Lord Chancellor of Elland

The Lord Chancellor of Elland is the senior officer of government in the kingdom of Elland, and in terms of overall political power ranks technically second only to the king in that country. While the Ellish monarchy continues to hold substantial executive powers in the modern day, the historically strong influence of parliaments in the Sabamic lands – to which Elland belonged for extended periods in the first and early second millennia CE – have created a position under which the Lord Chancellor, while officially merely the most senior of the king’s counsellors, holds significant executive power in his own right and has been a counterweight to royal power for most of the history of Elland as a distinct polity.

For much of its history the office was appointive and in the gift of the king, a position which at times created difficulties as the king and his Lord Chancellor sought to impose their authority on a parliament which was loth to accept it; however, by the turn of the 19th century this had become the current position by which the Lord Chancellor is chosen initially by the parliament itself before it recommends its choice to the king. The Lord Chancellor is usually the leader of the largest parliamentary faction, although this is by no means mandatory; neither is the king obliged to accept the person proposed to the role, although this veto has only been exercised once, by Peter III in 1875, and it is usual for off-stage negotiations to be carried out, if needed, to ensure that the eventual appointment is a formality.

Historic development

The title of chancellor is derived from practices of the Second Sabāmani Empire, in which the holders were officials of the empire’s courts; the first recorded use in Elland appears to be from a description of the Catharian court of the late first century CE, at which time it seems to indicate a position in charge of the royal household. In this respect it was adopted by several of the Ellish states, and it was carried over when William I established the modern kingdom of Elland in 1479. At this time the office carried no specific responsibilities outside the court, and while the Lord Chancellor (a title first attested to in court papers dating to 1503) was a member of the king’s advisory council, this was effectively “chaired” by the king himself on those occasions when it met.

The first Lord Chancellor to assume a role analogous to that of chief advisor was Roger de Brus, earl of Vardham (in office 1565–76), who served Richard I in that capacity; Brus functioned in most practical respects as regent on behalf of Richard’s brother and successor Timothy, who was terminally ill for most of his two-month reign as king, alongside Timothy’s brother and successor Henry I. However, the expansion of powers of the Lord Chancellor to their present extent almost certainly began with Alban Osterley, duke of Cottesmore, whose pivotal role at the court of Stephen I and his son and successor Stephen II can be said in some ways to have helped to shape the future of both the kingdom and central Messenia more generally during the period from 1620 to 1640.
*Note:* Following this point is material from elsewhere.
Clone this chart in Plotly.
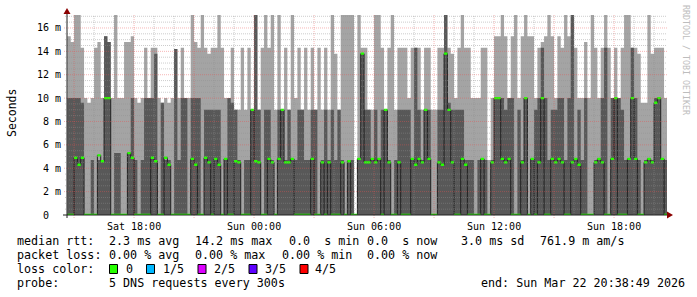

The gradual growth in stature of the Parliament of Elland prompted further increase in significance of the role of Lord Chancellor. Henry Osterley de Bain, cousin of King Henry III, son of the previous king Henry II and one of the king’s closest allies and confidants during a turbulent reign, was the first holder of the office to explicitly act as spokesman for the Parliament and intermediary between it and the monarch, and was the chief architect of the current structure of the parliament in which its membership is divided between “sustaining” or voting members and “observing” or non-voting members. Protocols put in place by the Earl of Vaisey and modified by his successor, the Duke of Stoke Peverell, in the later 18th and early 19th centuries effectively set those changes in stone; and Stoke Peverell was probably the first Lord Chancellor whose fitness for the post was determined initially by the parliament itself, rather than by the king. Certainly, successive Lord Chancellors during Richard II’s near-half century on the throne were given a much freer hand in combating the disaffected magnates who ran their own fiefs largely independently from Etherley during the 1830s and 1840s.

With the reining-in of the magnates during the early reign of Peter III in the 1850s, the Lord Chancellorship settled into a close approximation of its present status under the aegis of the Viscount Athenley, and it has continued more-or-less unimpeded to the present. However, the office remained the preserve of the great houses of Elland until much more recent times, with the first Lord Chancellor from outside these ranks being Albert Foulsham, who had no title when he assumed the office in 1935 and was given the title of Baron of Austrey, his home town south of Etherley.